Justice Breyer joined Justice Stevens’ dissent in Citizens United v. Federal Election Commission (2010), thus siding with what they considered to be the free speech of individuals over that of corporations; he took a similar stance in McCutcheon v. Federal Election Commission (2014).  Breyer authored his own dissent in Holder v. Humanitarian Law Project (2010), reading a summation of his opinion from the bench expressing his view that the individuals involved in providing aid were attempting to use peaceful means to bring about change.  He issued the lone dissent in Brown v. Entertainment Merchants Association (2011), which, along with other opinions, showed special concern about the need to shield minors from pornography.  Breyer authored the Court’s decision in Walker v. Texas Division, Sons of Confederate Veterans (2015), which upheld the right of Texas to refuse to issue license plates with pictures of the Confederate Flag.

Benjamin Pomerance has undertaken an extensive analysis of 27 cases in which Justice Breyer has participated involving freedom of speech.  Although he confirms that Breyer’s view of the First Amendment is elastic, he observes that the First Amendment is of major concern to him.  Breyer has thus authored signed opinions in 21 of these case, 11 of which were dissents, 8 of which were concurring opinions, and only 3 of which were majority or controlling opinions (2016, pp. 476-477).  Pomerance found that Breyer’s concurring opinions often advocate a narrower reading of free speech rights than opinions by his colleagues.  Breyer is far less likely to require that the Court apply strict scrutiny in such circumstances, in part because he appears to have greater faith in the motives of those who govern and in part because he believes that the laws should reflect popular sentiment.  Breyer is less supportive of commercial speech and of corporate campaign contributions than most of his colleagues. 
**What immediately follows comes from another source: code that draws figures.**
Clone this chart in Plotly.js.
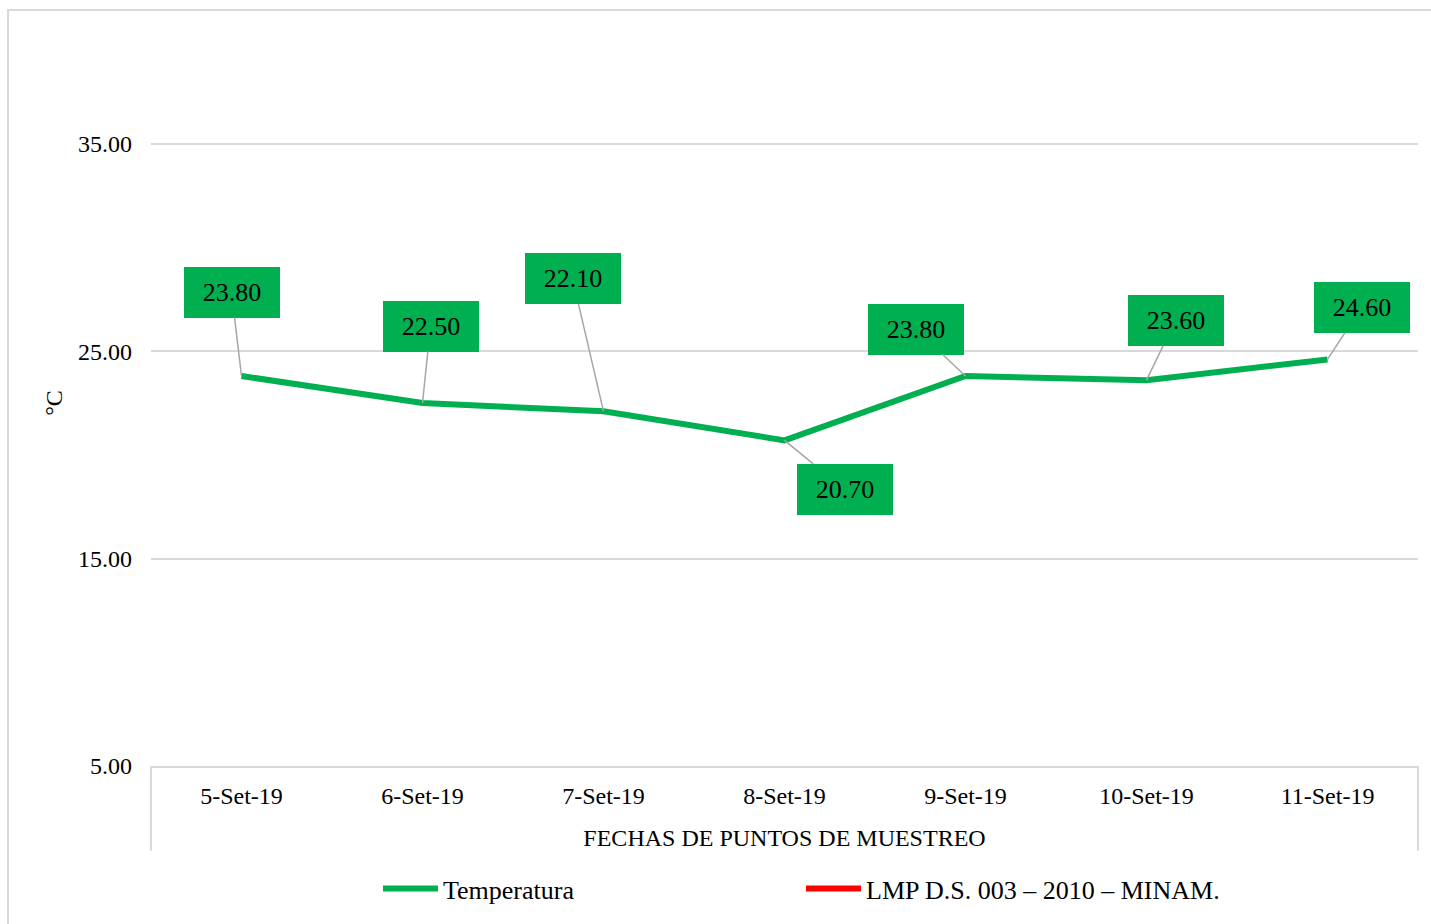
<!DOCTYPE html>
<html>
<head>
<meta charset="utf-8">
<script src="https://cdn.plot.ly/plotly-3.0.1.min.js"></script>
<style>
html,body{margin:0;padding:0;background:#fff;}
#chart{width:1431px;height:924px;}
</style>
</head>
<body>
<div id="chart"></div>
<script>
const categories = ["5-Set-19","6-Set-19","7-Set-19","8-Set-19","9-Set-19","10-Set-19","11-Set-19"];
const temperatura = [23.80, 22.50, 22.10, 20.70, 23.80, 23.60, 24.60];
const lmp = [null, null, null, null, null, null, null];
const labelOffsetX = [-10, 8, -31, 60, -50, 29, 34];
const labelOffsetY = [-84, -77, -133, 49, -47, -60, -52];

const FONT = "Liberation Serif, Times New Roman, serif";
const GREEN = "#00b050";

const traces = [
  {
    x: categories, y: temperatura, type: "scatter", mode: "lines",
    name: "Temperatura",
    line: {color: GREEN, width: 6},
    hoverinfo: "skip"
  },
  {
    x: categories, y: lmp, type: "scatter", mode: "lines",
    name: "LMP D.S. 003 – 2010 – MINAM.",
    line: {color: "#ff0000", width: 6},
    showlegend: true,
    hoverinfo: "skip"
  }
];

const annotations = temperatura.map((v, i) => ({
  x: categories[i], y: v, xref: "x", yref: "y",
  text: v.toFixed(2),
  showarrow: true, arrowhead: 0, arrowwidth: 1.5, arrowcolor: "#a6a6a6",
  ax: labelOffsetX[i], ay: labelOffsetY[i],
  bgcolor: GREEN, borderpad: 4, borderwidth: 0,
  width: 88, height: 43,
  font: {family: FONT, size: 26, color: "#000"}
}));

const PLOT_H = 728, PLOT_W = 1267;
const shapes = [
  {type: "line", xref: "paper", yref: "paper", x0: 0, x1: 0, y0: 0, y1: -85/PLOT_H, line: {color: "#d9d9d9", width: 2}},
  {type: "line", xref: "paper", yref: "paper", x0: 1, x1: 1, y0: 0, y1: -85/PLOT_H, line: {color: "#d9d9d9", width: 2}},
  {type: "rect", xref: "paper", yref: "paper",
   x0: (8-151)/PLOT_W, x1: (1445-151)/PLOT_W,
   y0: (768-10)/PLOT_H, y1: (768-940)/PLOT_H,
   line: {color: "#d9d9d9", width: 2}, fillcolor: "rgba(0,0,0,0)", layer: "below"}
];

const layout = {
  width: 1431, height: 924,
  margin: {l: 151, r: 13, t: 40, b: 156},
  paper_bgcolor: "#fff", plot_bgcolor: "#fff",
  font: {family: FONT, size: 24, color: "#000"},
  showlegend: true,
  legend: {
    orientation: "h", x: (801-151)/PLOT_W, xanchor: "center",
    y: (768-891)/PLOT_H, yanchor: "middle",
    font: {family: FONT, size: 26, color: "#000"},
    itemwidth: 55, entrywidth: 353, entrywidthmode: "pixels",
    bgcolor: "rgba(0,0,0,0)"
  },
  xaxis: {
    type: "category", range: [-0.5, 6.5],
    showline: true, linecolor: "#d9d9d9", linewidth: 2,
    showgrid: false, zeroline: false, ticks: "",
    ticklabelstandoff: 7,
    tickfont: {family: FONT, size: 24, color: "#000"},
    title: {text: "FECHAS DE PUNTOS DE MUESTREO", font: {family: FONT, size: 24, color: "#000"}, standoff: 21},
    fixedrange: true
  },
  yaxis: {
    range: [5, 40], tick0: 5, dtick: 10, tickformat: ".2f",
    showline: false, showgrid: true, gridcolor: "#d9d9d9", gridwidth: 2,
    zeroline: false, ticks: "",
    ticklabelstandoff: 18,
    tickfont: {family: FONT, size: 24, color: "#000"},
    title: {text: "°C", font: {family: FONT, size: 24, color: "#000"}, standoff: 8},
    fixedrange: true
  },
  annotations: annotations,
  shapes: shapes
};

Plotly.newPlot("chart", traces, layout, {displayModeBar: false, staticPlot: true});
</script>
</body>
</html>
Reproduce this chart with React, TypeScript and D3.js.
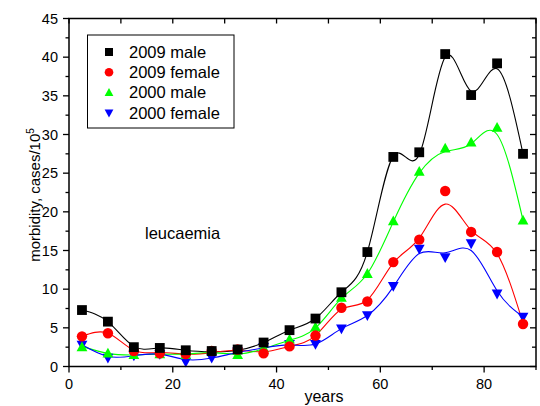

Breyer wrote Active Liberty (first published in 2006) to explain his judicial philosophy of interpreting the Constitution, including criticism of originalist, or textualist, methods as a primary method for approaching difficult constitutional questions.  In the book, he encourages citizens to increase their understanding of the Constitution. In 2010 he published Making Our Democracy Work, and in 2015 he published The Court and the World.  With the death of Antonin Scalia, Breyer is now the fourth-longest-serving justice on the current Court.